Pat dry the eggplant and zucchini on a (non-terrycloth) kitchen towel. Coat the eggplant, zucchini and tomatoes in olive oil lay them out in a single layer on baking sheets. Season all with pepper, the tomatoes with salt too. Roast vegetables in the preheated oven, working in batches, until the vegetables are just beginning to brown in spots, around 20 minutes. Although the tomatoes were too delicate for such a procedure, I flipped the eggplant and zucchini over halfway through roasting. You want them tender, but not falling apart.

When the vegetables are done, remove from the oven and turn down the temperature to 350°F (175°C).

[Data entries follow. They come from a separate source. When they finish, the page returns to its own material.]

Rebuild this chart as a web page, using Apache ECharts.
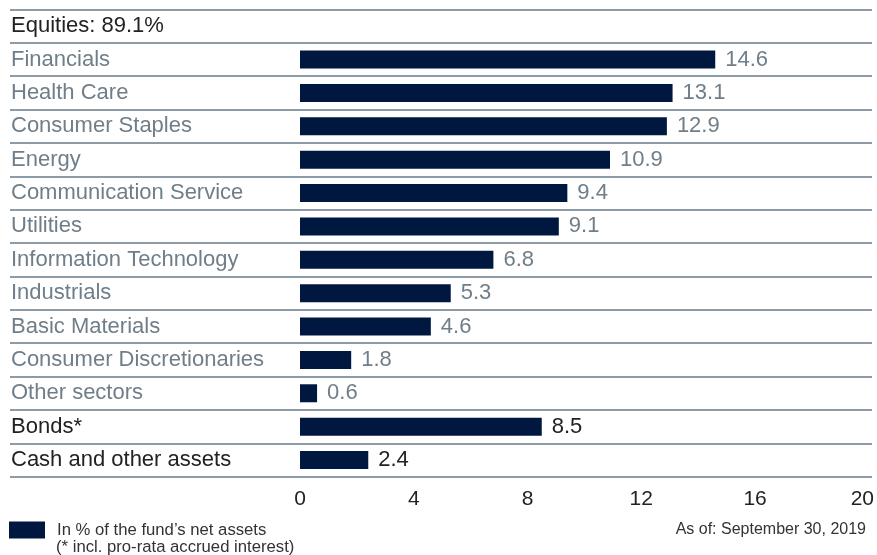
<!DOCTYPE html>
<html>
<head>
<meta charset="utf-8">
<script src="https://cdn.jsdelivr.net/npm/echarts@6/dist/echarts.min.js"></script>
<style>html,body{margin:0;padding:0;background:#fff;}#c{width:877px;height:555px;}</style>
</head>
<body>
<div id="c"></div>
<script>
// ---- data ----
const groupHeader = 'Equities: 89.1%';
const sectorNames = ['Financials','Health Care','Consumer Staples','Energy','Communication Service','Utilities','Information Technology','Industrials','Basic Materials','Consumer Discretionaries','Other sectors'];
const sectorValues = [14.6, 13.1, 12.9, 10.9, 9.4, 9.1, 6.8, 5.3, 4.6, 1.8, 0.6];
const otherNames = ['Bonds*','Cash and other assets'];
const otherValues = [8.5, 2.4];
const xTicks = [0, 4, 8, 12, 16, 20];
const seriesName = 'In % of the fund\u2019s net assets';
const footnote = '(* incl. pro-rata accrued interest)';
const asOf = 'As of: September 30, 2019';

// ---- build ----
const categories = [groupHeader].concat(sectorNames, otherNames);
const values = [null].concat(sectorValues, otherValues);
const GRAY = '#6f7e89', DARK = '#222222', NAVY = '#00183f', LINE = '#8d9ba6';
const FONT = 'Liberation Sans';
const isSector = name => sectorNames.indexOf(name) >= 0;

const barData = values.map((v, i) => ({
  value: v === null ? '-' : v,
  label: { color: isSector(categories[i]) ? GRAY : DARK }
}));

const chart = echarts.init(document.getElementById('c'));
const gridTop = 9.5, gridBottom = 555 - 476.7;
chart.setOption({
  animation: false,
  textStyle: { fontFamily: FONT },
  grid: [
    { left: 10, right: 5, top: gridTop, bottom: gridBottom },
    { left: 300, right: 6, top: gridTop, bottom: gridBottom }
  ],
  xAxis: [
    { gridIndex: 0, type: 'value', min: 0, max: 1, show: false },
    { gridIndex: 1, type: 'value', min: xTicks[0], max: xTicks[xTicks.length - 1], interval: 4,
      axisLine: { show: false }, axisTick: { show: false }, splitLine: { show: false },
      axisLabel: { fontSize: 21, color: DARK, margin: 12, fontFamily: FONT,
        formatter: v => v === xTicks[xTicks.length - 1] ? '{e|' + v + '}' : String(v),
        rich: { e: { fontSize: 21, color: DARK, fontFamily: FONT, padding: [0, 13, 0, 0] } } } }
  ],
  yAxis: [
    { gridIndex: 0, type: 'category', data: categories, inverse: true,
      axisLine: { show: false }, axisTick: { show: false },
      splitLine: { show: true, lineStyle: { color: LINE, width: 2 } },
      axisLabel: { inside: true, margin: 1, align: 'left', fontSize: 22, fontFamily: FONT,
        padding: [2, 0, 0, 0],
        color: (val) => isSector(val) ? GRAY : DARK } },
    { gridIndex: 1, type: 'category', data: categories, inverse: true, show: false }
  ],
  legend: {
    left: 9, top: 521.5, padding: 0, itemWidth: 36, itemHeight: 17,
    icon: 'rect', selectedMode: false,
    data: [seriesName],
    textStyle: { fontSize: 16.7, color: '#333', fontFamily: FONT, padding: [0, 0, 0, 7] }
  },
  title: [
    { text: footnote, left: 56, top: 538.5, padding: 0,
      textStyle: { fontSize: 16.7, fontWeight: 'normal', color: '#333', fontFamily: FONT } },
    { text: asOf, right: 11, top: 522, padding: 0,
      textStyle: { fontSize: 16, fontWeight: 'normal', color: '#333', fontFamily: FONT } }
  ],
  series: [{
    name: seriesName, type: 'bar', xAxisIndex: 1, yAxisIndex: 1,
    data: barData, barWidth: 18, itemStyle: { color: NAVY },
    label: { show: true, position: 'right', distance: 10, fontSize: 22, fontFamily: FONT,
      padding: [2, 0, 0, 0] }
  }]
});
</script>
</body>
</html>
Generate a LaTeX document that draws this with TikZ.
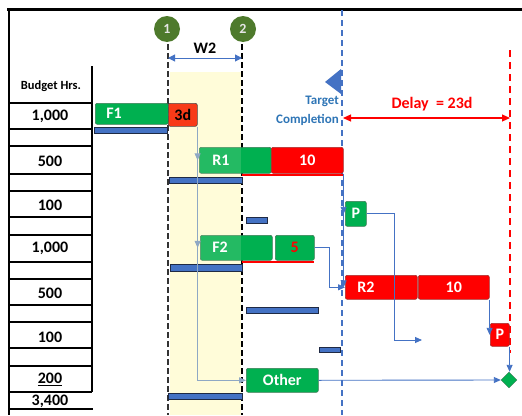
\documentclass[tikz,border=0pt]{standalone}
\usepackage{fontspec}
\setmainfont{Carlito}
\usetikzlibrary{arrows.meta,shapes.geometric,calc}
\definecolor{tgreen}{HTML}{00B050}
\definecolor{tgreenD}{HTML}{3C7A55}
\definecolor{tred}{HTML}{FF0000}
\definecolor{tredD}{HTML}{A03030}
\definecolor{torange}{HTML}{F83A18}
\definecolor{barblue}{HTML}{4472C4}
\definecolor{bardark}{HTML}{1F2A44}
\definecolor{bandyel}{HTML}{FFFCD9}
\definecolor{olivec}{HTML}{4E7A2C}
\definecolor{linkblue}{HTML}{4472C4}
\definecolor{linkgray}{HTML}{8FA8C4}
\definecolor{tblue}{HTML}{2E75B6}
\tikzset{
 taskbox/.style={anchor=north west, rounded corners=2pt, inner sep=0pt, line width=0.6pt, font=\fontsize{16}{18}\selectfont\bfseries, text=white},
 gbox/.style={taskbox, fill=tgreen, draw=tgreenD},
 rbox/.style={taskbox, fill=tred, draw=tredD},
 resbar/.style={anchor=north west, inner sep=0pt, fill=barblue, draw=bardark, line width=0.8pt},
 tlabel/.style={font=\fontsize{16}{18}\selectfont\bfseries, text=white, inner sep=0pt},
 numtxt/.style={font=\fontsize{16}{18}\selectfont\bfseries, inner sep=0pt},
 link/.style={draw=linkblue, line width=0.9pt, -{Triangle[length=7pt,width=6pt]}},
 glink/.style={draw=linkgray, line width=1pt, -{Triangle[length=7pt,width=6pt]}},
 tblline/.style={line width=1.2pt},
 phase/.style={line width=1.2pt, dash pattern=on 6pt off 3pt},
 marker/.style={circle, fill=olivec, minimum size=26pt, inner sep=0pt, text=black!10, font=\fontsize{14}{16}\selectfont\bfseries},
}
\begin{document}
\begin{tikzpicture}[x=1pt,y=-1pt]
\useasboundingbox (0,0) rectangle (522,415);
\fill[white] (0,0) rectangle (522,415);
% yellow band
\fill[bandyel] (170,72) rectangle (241,415);
% frame
\draw[line width=3pt] (7,9) -- (522,9);
\draw[line width=2.5pt] (9,8) -- (9,415);
% table
\draw[tblline] (92,66) -- (92,392);
\foreach \yy in {103,129,146,174,191,217,235,262,279,305,322,348,366,392}
  \draw[tblline] (9,\yy) -- (92,\yy);
\draw[line width=2.5pt] (9,409) -- (93,409);
\node[font=\fontsize{12.5}{14}\selectfont\bfseries] (bh) at (51,86) {Budget Hrs.};
\node[numtxt] (h1) at (50,116) {1,000};
\node[numtxt] (h2) at (50,161) {500};
\node[numtxt] (h3) at (50,205) {100};
\node[numtxt] (h4) at (50,248) {1,000};
\node[numtxt] (h5) at (50,293) {500};
\node[numtxt] (h6) at (50,337) {100};
\node[numtxt] (h7) at (50,379) {\underline{200}};
\node[numtxt] (tot) at (50,401) {3,400};
% phase lines and markers
\draw[phase, black!80] (168,44) -- (168,415);
\draw[phase] (242,44) -- (242,415);
\node[marker] (m1) at (167,29) {1};
\node[marker] (m2) at (243,29) {2};
\coordinate (w1) at (168,58);
\coordinate (w2) at (242,58);
\draw[linkblue, line width=1pt, {Triangle[length=7pt,width=7pt]}-{Triangle[length=7pt,width=7pt]}] (w1) -- (w2);
\node[font=\fontsize{16}{18}\selectfont\bfseries] (w2lab) at (205,48) {W2};
% target completion
\draw[barblue, line width=1.6pt, dash pattern=on 6pt off 4pt] (342,10) -- (342,415);
\fill[barblue] (325,82) -- (341,69) -- (341,94) -- cycle;
\node[anchor=east, text=tblue, font=\fontsize{13}{15}\selectfont\bfseries, inner sep=0pt] (tg1) at (339,101) {Target};
\node[anchor=east, text=tblue, font=\fontsize{13}{15}\selectfont\bfseries, inner sep=0pt] (tg2) at (339,120) {Completion};
% delay
\draw[red, line width=1.6pt, dash pattern=on 7pt off 5pt] (510,50) -- (510,353);
\coordinate (d1) at (343,118);
\coordinate (d2) at (510,118);
\draw[red, line width=1.2pt, {Triangle[length=8pt,width=7pt]}-{Triangle[length=8pt,width=7pt]}] (d1) -- (d2);
\node[text=red, font=\fontsize{16}{18}\selectfont\bfseries] (dl) at (432,104) {Delay\ \ = 23d};
% tasks
\node[gbox, minimum width=73pt, minimum height=21pt] (F1) at (95,103) {};
\node[gbox, minimum width=72pt, minimum height=26pt] (R1) at (199,147) {};
\node[gbox, minimum width=72pt, minimum height=25pt] (F2) at (200,235) {};
% translucent band overlay on the task bars
\fill[bandyel, opacity=0.14] (170,140) rectangle (241,265);
\node[tlabel] (F1t) at (114,113) {F1};
\node[tlabel] (R1t) at (221,160) {R1};
\node[tlabel] (F2t) at (220,247) {F2};
\node[rbox, fill=torange, draw=black!70, text=black, minimum width=29pt, minimum height=23pt] (D3) at (168,103) {3d};
\node[rbox, minimum width=72pt, minimum height=26pt] (R1b) at (271,147) {10};
\draw[red, line width=2.5pt] (242,175) -- (343,175);
\node[gbox, text=red, minimum width=39pt, minimum height=25pt] (F2b) at (275,235) {5};
\draw[red, line width=2.5pt] (242,262) -- (314,262);
\node[gbox, minimum width=21pt, minimum height=25pt] (P1) at (345,201) {P};
\node[rbox, minimum width=72pt, minimum height=24pt] (R2) at (345,275) {};
\node[tlabel] (R2t) at (366,287) {R2};
\node[rbox, minimum width=71pt, minimum height=24pt] (R2b) at (418,275) {10};
\node[gbox, minimum width=72pt, minimum height=24pt] (Oth) at (246,368) {Other};
% resource bars
\node[resbar, minimum width=73pt, minimum height=6pt] (b1) at (94,127) {};
\node[resbar, minimum width=73pt, minimum height=6pt] (b2) at (169,177) {};
\node[resbar, minimum width=21pt, minimum height=6pt] (b3) at (246,217) {};
\node[resbar, minimum width=72pt, minimum height=7pt] (b4) at (170,264) {};
\node[resbar, minimum width=72pt, minimum height=6pt] (b5) at (246,307) {};
\node[resbar, minimum width=21pt, minimum height=5pt] (b6) at (319,347) {};
\node[resbar, minimum width=74pt, minimum height=6pt] (b7) at (168,393) {};
% end items
\node[rbox, minimum width=19pt, minimum height=23pt] (P2) at (490,323) {P};
\node[diamond, fill=tgreen, draw=tgreenD, minimum size=16pt, inner sep=0pt] (ms) at (509,380) {};
% connectors
\draw[glink] (D3.south east) -- (D3.south east |- R1.west);
\draw[glink] (D3.south east) -- (D3.south east |- F2.west);
\draw[glink] (D3.south east) |- (Oth.west);
\draw[link] (R1b.south east) -- (R1b.south east |- P1.west);
\draw[link] (R1b.south east) -- (R1b.south east |- R2.west);
\draw[link] (F2b.east) -- ++(15,0) |- (R2.west);
\coordinate (pend) at (422,340);
\draw[link] (P1.east) -- ++(28,0) |- (pend);
\draw[link] (R2b.south east) -- (R2b.south east |- P2.west);
\draw[link] (P2.south east) -- (P2.south east |- ms.north);
\draw[link] (Oth.east) -- (ms.west);
\end{tikzpicture}
\end{document}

Beat the goat's cheese in a small bowl, with a drizzle of olive oil if needed, until creamy. With an offset spatula, spread the cheese over the parbaked pastry crust. Layer in the caramelized onions, then the eggplant, next the zucchini, and finally the tomatoes. Tear the fresh mozzarella into rough chunks over all. Using a vegetable peeler, shave a few large, thin shards of Parmesan on top.

Bake in the preheated over for 30 minutes, until the cheese is melted and beginning to brown. Allow to cool for a few minutes before serving, with a sprinkling of fresh thyme leaves to finish.

Makes 1 9-inch tart.

Notes:

• Yesterday I used an all-butter pâte brisée from Martha Stewart, making the full recipe and sending a second tart off to loved ones. I did make one change, using 1 tablespoon of vinegar (in this case white balsamic, usually apple cider vinegar) in place of an equal amount of ice water. I also make this crust with 1/2 cup of whole wheat flour instead of using all white.
• This was especially good the next day, gently warmed and served with a soft-yolked fried egg for brunch.